In sharp contrast we in the audiovisual sector have been summoned to high quarters and subjected to arm-twisting to produce results, with the Damocles sword of legislative intervention dangling over our heads. At least we are staying and trying to make the most of it.
But how can we come up with a practical solution to deal with for instance user-generated content, when creators and rights owners demonstrate how we are prepared to licence and even facilitate re-use, but users don’t even acknowledge the legitimacy of both the economic rights and moral rights of the original creators?
By the time of the mid-term plenary meeting on July 4, the progress report from the various working groups showed that very little of substance is likely to be produced, perhaps with the exception of Working Group 3, where authors’ representatives (FERA, SAA) and producers (FIAPF) are working on a model agreement with the film archives.

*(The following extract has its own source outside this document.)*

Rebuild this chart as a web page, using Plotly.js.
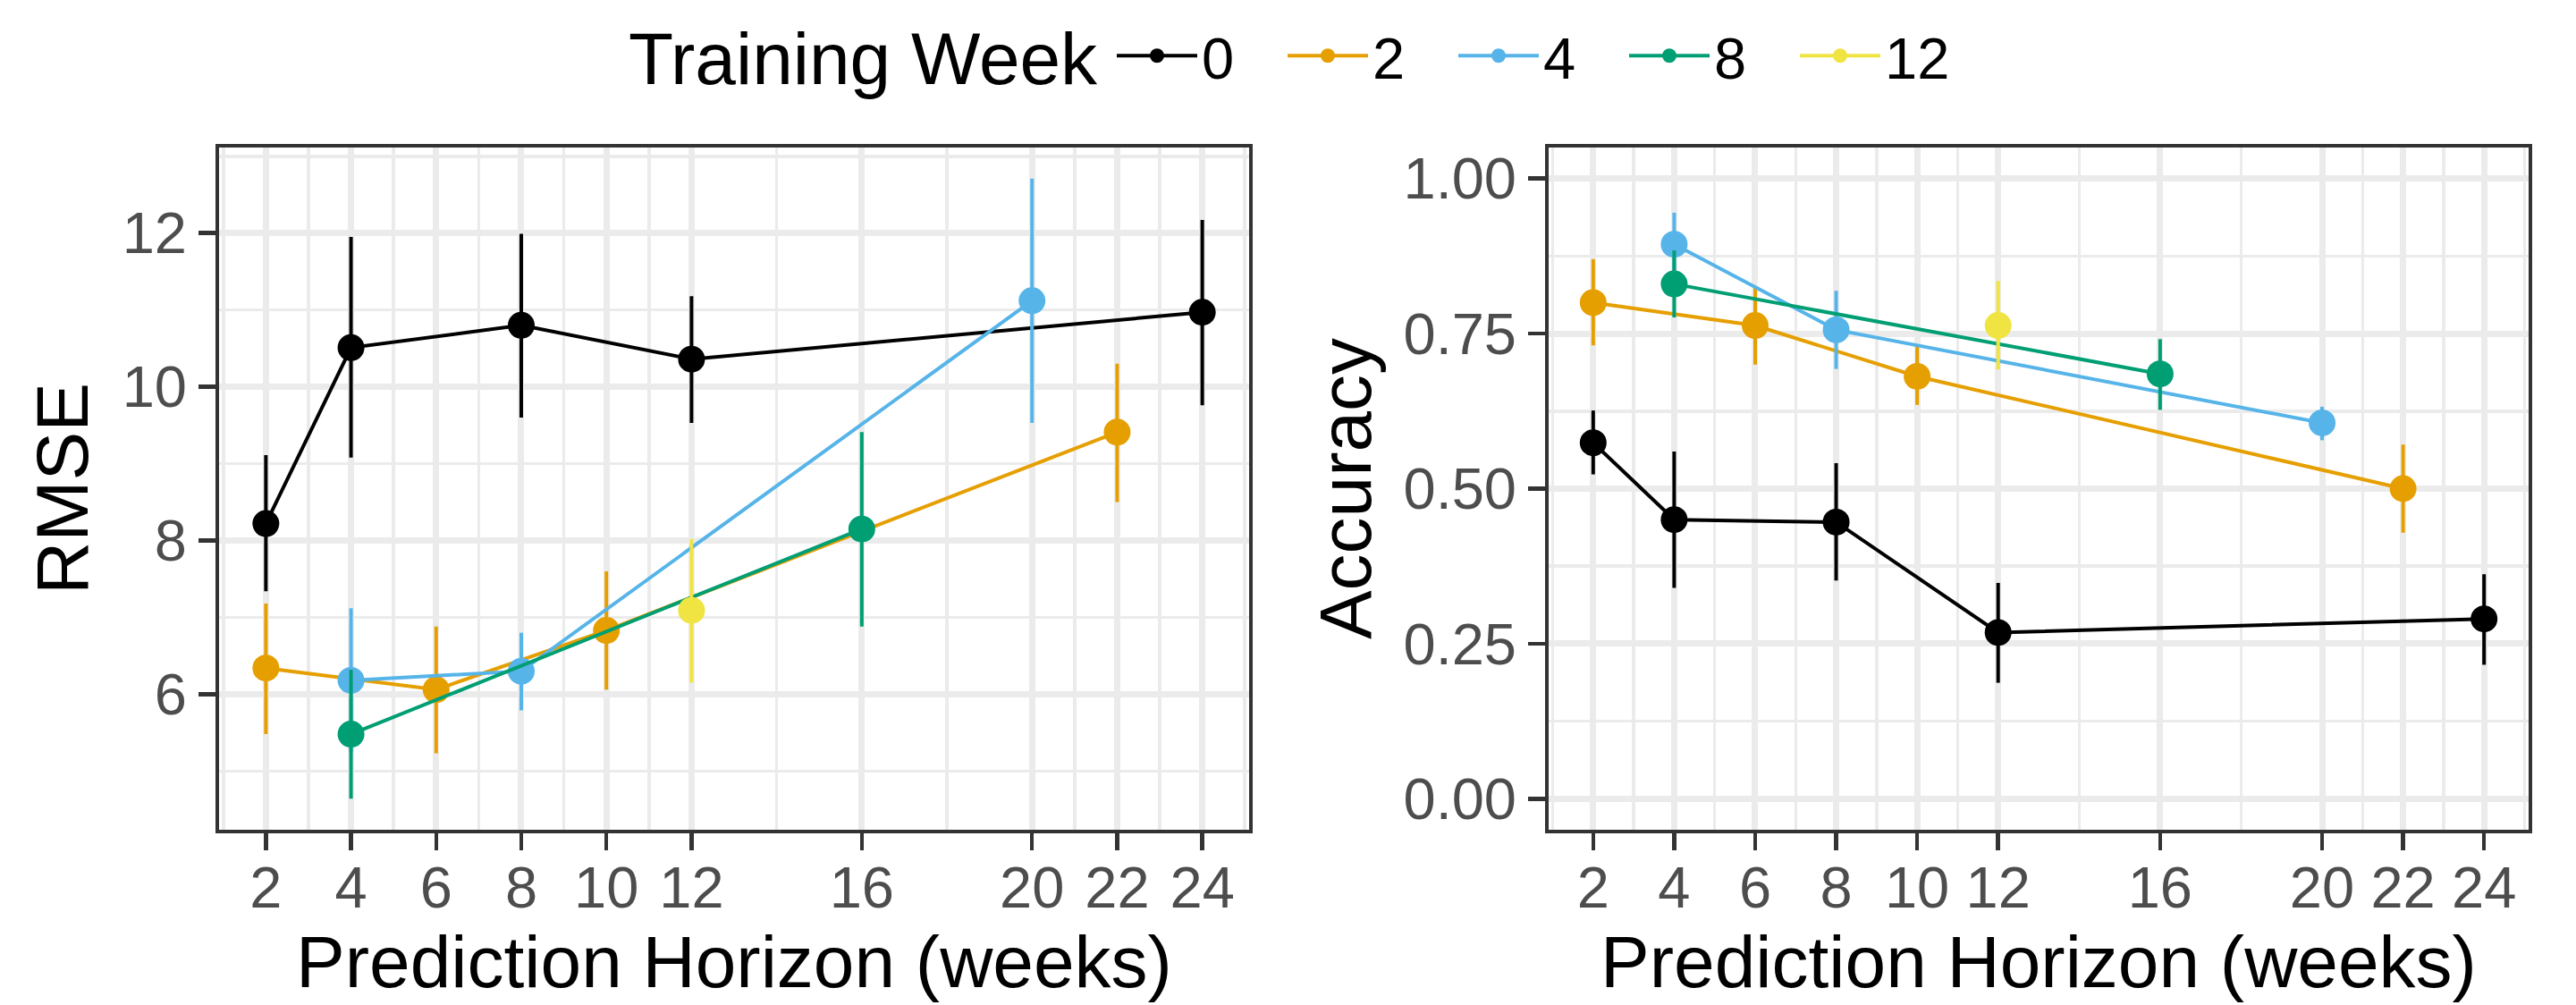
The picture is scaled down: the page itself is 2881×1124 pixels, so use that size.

And as the plenary drew to a close, my heart sank when a top bureaucrat from DG Connect scoffed: ”I don’t understand why this isn’t available cross border, after all we have a single market”. The painstaking effort made by the audiovisual sector to explain to his colleagues how we pre-finance films in Europe has obviously not reached the higher eschelon of power even after six months of working group meetings. So what is the use of all this?
From the beginning the Commission has stated that the Licences for Europe initiative ”does not prejudge the possible need for public policy action, including legislative reform”. Now that it has been compromised by the desire of some stakeholders to see it fail, they will surely have no scruples using its meager results to advance the reform agenda.
The Commission has said that it will take a decision in 2014 on whether to table legislative reform proposals. At a time when the volatile transitioning into the digital economy is picking up pace, let’s hope that any such intervention on their part doesn’t prove to be a game of russian roulette for some of the creative sectors involved.